Written exercise ::
Repeat, line for line, the entries printed below.
___ Data entries ___
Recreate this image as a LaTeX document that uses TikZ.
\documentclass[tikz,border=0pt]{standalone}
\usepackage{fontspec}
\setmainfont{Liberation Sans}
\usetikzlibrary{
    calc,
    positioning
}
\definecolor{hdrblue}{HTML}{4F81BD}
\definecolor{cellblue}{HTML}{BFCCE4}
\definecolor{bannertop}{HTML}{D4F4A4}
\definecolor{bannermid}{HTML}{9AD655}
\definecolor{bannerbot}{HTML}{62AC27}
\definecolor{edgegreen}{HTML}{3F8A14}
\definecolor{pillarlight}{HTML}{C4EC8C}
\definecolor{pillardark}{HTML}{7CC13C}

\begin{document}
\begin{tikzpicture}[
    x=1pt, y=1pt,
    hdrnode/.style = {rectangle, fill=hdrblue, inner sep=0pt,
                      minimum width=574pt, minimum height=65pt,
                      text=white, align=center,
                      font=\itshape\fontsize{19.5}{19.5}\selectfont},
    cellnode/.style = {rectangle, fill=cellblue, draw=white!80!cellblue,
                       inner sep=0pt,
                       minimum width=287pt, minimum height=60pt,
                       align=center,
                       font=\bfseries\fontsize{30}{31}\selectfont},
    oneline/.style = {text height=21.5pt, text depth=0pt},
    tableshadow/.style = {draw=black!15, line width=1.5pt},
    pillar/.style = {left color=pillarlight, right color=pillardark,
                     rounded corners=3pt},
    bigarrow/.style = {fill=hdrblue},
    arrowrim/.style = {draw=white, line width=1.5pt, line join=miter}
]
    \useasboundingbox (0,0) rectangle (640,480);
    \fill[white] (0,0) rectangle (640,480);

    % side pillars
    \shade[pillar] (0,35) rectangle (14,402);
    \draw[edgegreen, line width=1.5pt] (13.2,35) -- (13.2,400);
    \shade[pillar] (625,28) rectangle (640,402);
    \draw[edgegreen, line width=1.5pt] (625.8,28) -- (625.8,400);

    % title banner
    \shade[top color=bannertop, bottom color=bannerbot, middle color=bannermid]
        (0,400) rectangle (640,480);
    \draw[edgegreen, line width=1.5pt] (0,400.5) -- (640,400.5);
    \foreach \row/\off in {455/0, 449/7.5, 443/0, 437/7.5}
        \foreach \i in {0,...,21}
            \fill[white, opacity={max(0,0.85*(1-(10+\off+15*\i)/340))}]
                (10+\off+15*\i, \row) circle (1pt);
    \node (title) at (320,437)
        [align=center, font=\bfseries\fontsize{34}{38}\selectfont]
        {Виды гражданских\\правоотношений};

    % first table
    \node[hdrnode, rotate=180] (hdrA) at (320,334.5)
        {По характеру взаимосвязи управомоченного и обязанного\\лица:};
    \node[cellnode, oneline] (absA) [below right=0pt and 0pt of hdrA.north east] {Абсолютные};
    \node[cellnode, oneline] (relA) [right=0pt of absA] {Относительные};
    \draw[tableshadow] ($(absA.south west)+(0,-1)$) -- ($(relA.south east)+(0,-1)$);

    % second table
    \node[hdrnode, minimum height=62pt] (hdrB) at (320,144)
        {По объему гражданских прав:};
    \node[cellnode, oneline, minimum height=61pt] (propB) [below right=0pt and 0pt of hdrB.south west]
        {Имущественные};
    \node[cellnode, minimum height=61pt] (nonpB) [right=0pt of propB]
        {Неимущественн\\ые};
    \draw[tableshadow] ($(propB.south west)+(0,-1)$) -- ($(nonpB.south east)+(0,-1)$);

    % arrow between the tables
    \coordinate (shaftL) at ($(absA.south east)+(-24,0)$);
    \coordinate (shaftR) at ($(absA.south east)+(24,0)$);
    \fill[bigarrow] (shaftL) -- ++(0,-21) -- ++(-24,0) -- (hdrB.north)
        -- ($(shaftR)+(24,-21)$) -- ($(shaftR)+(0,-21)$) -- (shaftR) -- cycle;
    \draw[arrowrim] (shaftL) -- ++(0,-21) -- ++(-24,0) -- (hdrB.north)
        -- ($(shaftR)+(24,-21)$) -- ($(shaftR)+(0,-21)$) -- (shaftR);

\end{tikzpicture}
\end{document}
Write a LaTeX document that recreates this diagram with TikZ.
___
The reply ::
Recreate this image as a LaTeX document that uses TikZ.
\documentclass[tikz,border=0pt]{standalone}
\usepackage{fontspec}
\setmainfont{Liberation Sans}
\usetikzlibrary{
    calc,
    positioning
}
\definecolor{hdrblue}{HTML}{4F81BD}
\definecolor{cellblue}{HTML}{BFCCE4}
\definecolor{bannertop}{HTML}{D4F4A4}
\definecolor{bannermid}{HTML}{9AD655}
\definecolor{bannerbot}{HTML}{62AC27}
\definecolor{edgegreen}{HTML}{3F8A14}
\definecolor{pillarlight}{HTML}{C4EC8C}
\definecolor{pillardark}{HTML}{7CC13C}

\begin{document}
\begin{tikzpicture}[
    x=1pt, y=1pt,
    hdrnode/.style = {rectangle, fill=hdrblue, inner sep=0pt,
                      minimum width=574pt, minimum height=65pt,
                      text=white, align=center,
                      font=\itshape\fontsize{19.5}{19.5}\selectfont},
    cellnode/.style = {rectangle, fill=cellblue, draw=white!80!cellblue,
                       inner sep=0pt,
                       minimum width=287pt, minimum height=60pt,
                       align=center,
                       font=\bfseries\fontsize{30}{31}\selectfont},
    oneline/.style = {text height=21.5pt, text depth=0pt},
    tableshadow/.style = {draw=black!15, line width=1.5pt},
    pillar/.style = {left color=pillarlight, right color=pillardark,
                     rounded corners=3pt},
    bigarrow/.style = {fill=hdrblue},
    arrowrim/.style = {draw=white, line width=1.5pt, line join=miter}
]
    \useasboundingbox (0,0) rectangle (640,480);
    \fill[white] (0,0) rectangle (640,480);

    % side pillars
    \shade[pillar] (0,35) rectangle (14,402);
    \draw[edgegreen, line width=1.5pt] (13.2,35) -- (13.2,400);
    \shade[pillar] (625,28) rectangle (640,402);
    \draw[edgegreen, line width=1.5pt] (625.8,28) -- (625.8,400);

    % title banner
    \shade[top color=bannertop, bottom color=bannerbot, middle color=bannermid]
        (0,400) rectangle (640,480);
    \draw[edgegreen, line width=1.5pt] (0,400.5) -- (640,400.5);
    \foreach \row/\off in {455/0, 449/7.5, 443/0, 437/7.5}
        \foreach \i in {0,...,21}
            \fill[white, opacity={max(0,0.85*(1-(10+\off+15*\i)/340))}]
                (10+\off+15*\i, \row) circle (1pt);
    \node (title) at (320,437)
        [align=center, font=\bfseries\fontsize{34}{38}\selectfont]
        {Виды гражданских\\правоотношений};

    % first table
    \node[hdrnode, rotate=180] (hdrA) at (320,334.5)
        {По характеру взаимосвязи управомоченного и обязанного\\лица:};
    \node[cellnode, oneline] (absA) [below right=0pt and 0pt of hdrA.north east] {Абсолютные};
    \node[cellnode, oneline] (relA) [right=0pt of absA] {Относительные};
    \draw[tableshadow] ($(absA.south west)+(0,-1)$) -- ($(relA.south east)+(0,-1)$);

    % second table
    \node[hdrnode, minimum height=62pt] (hdrB) at (320,144)
        {По объему гражданских прав:};
    \node[cellnode, oneline, minimum height=61pt] (propB) [below right=0pt and 0pt of hdrB.south west]
        {Имущественные};
    \node[cellnode, minimum height=61pt] (nonpB) [right=0pt of propB]
        {Неимущественн\\ые};
    \draw[tableshadow] ($(propB.south west)+(0,-1)$) -- ($(nonpB.south east)+(0,-1)$);

    % arrow between the tables
    \coordinate (shaftL) at ($(absA.south east)+(-24,0)$);
    \coordinate (shaftR) at ($(absA.south east)+(24,0)$);
    \fill[bigarrow] (shaftL) -- ++(0,-21) -- ++(-24,0) -- (hdrB.north)
        -- ($(shaftR)+(24,-21)$) -- ($(shaftR)+(0,-21)$) -- (shaftR) -- cycle;
    \draw[arrowrim] (shaftL) -- ++(0,-21) -- ++(-24,0) -- (hdrB.north)
        -- ($(shaftR)+(24,-21)$) -- ($(shaftR)+(0,-21)$) -- (shaftR);

\end{tikzpicture}
\end{document}
Write a LaTeX document that recreates this diagram with TikZ.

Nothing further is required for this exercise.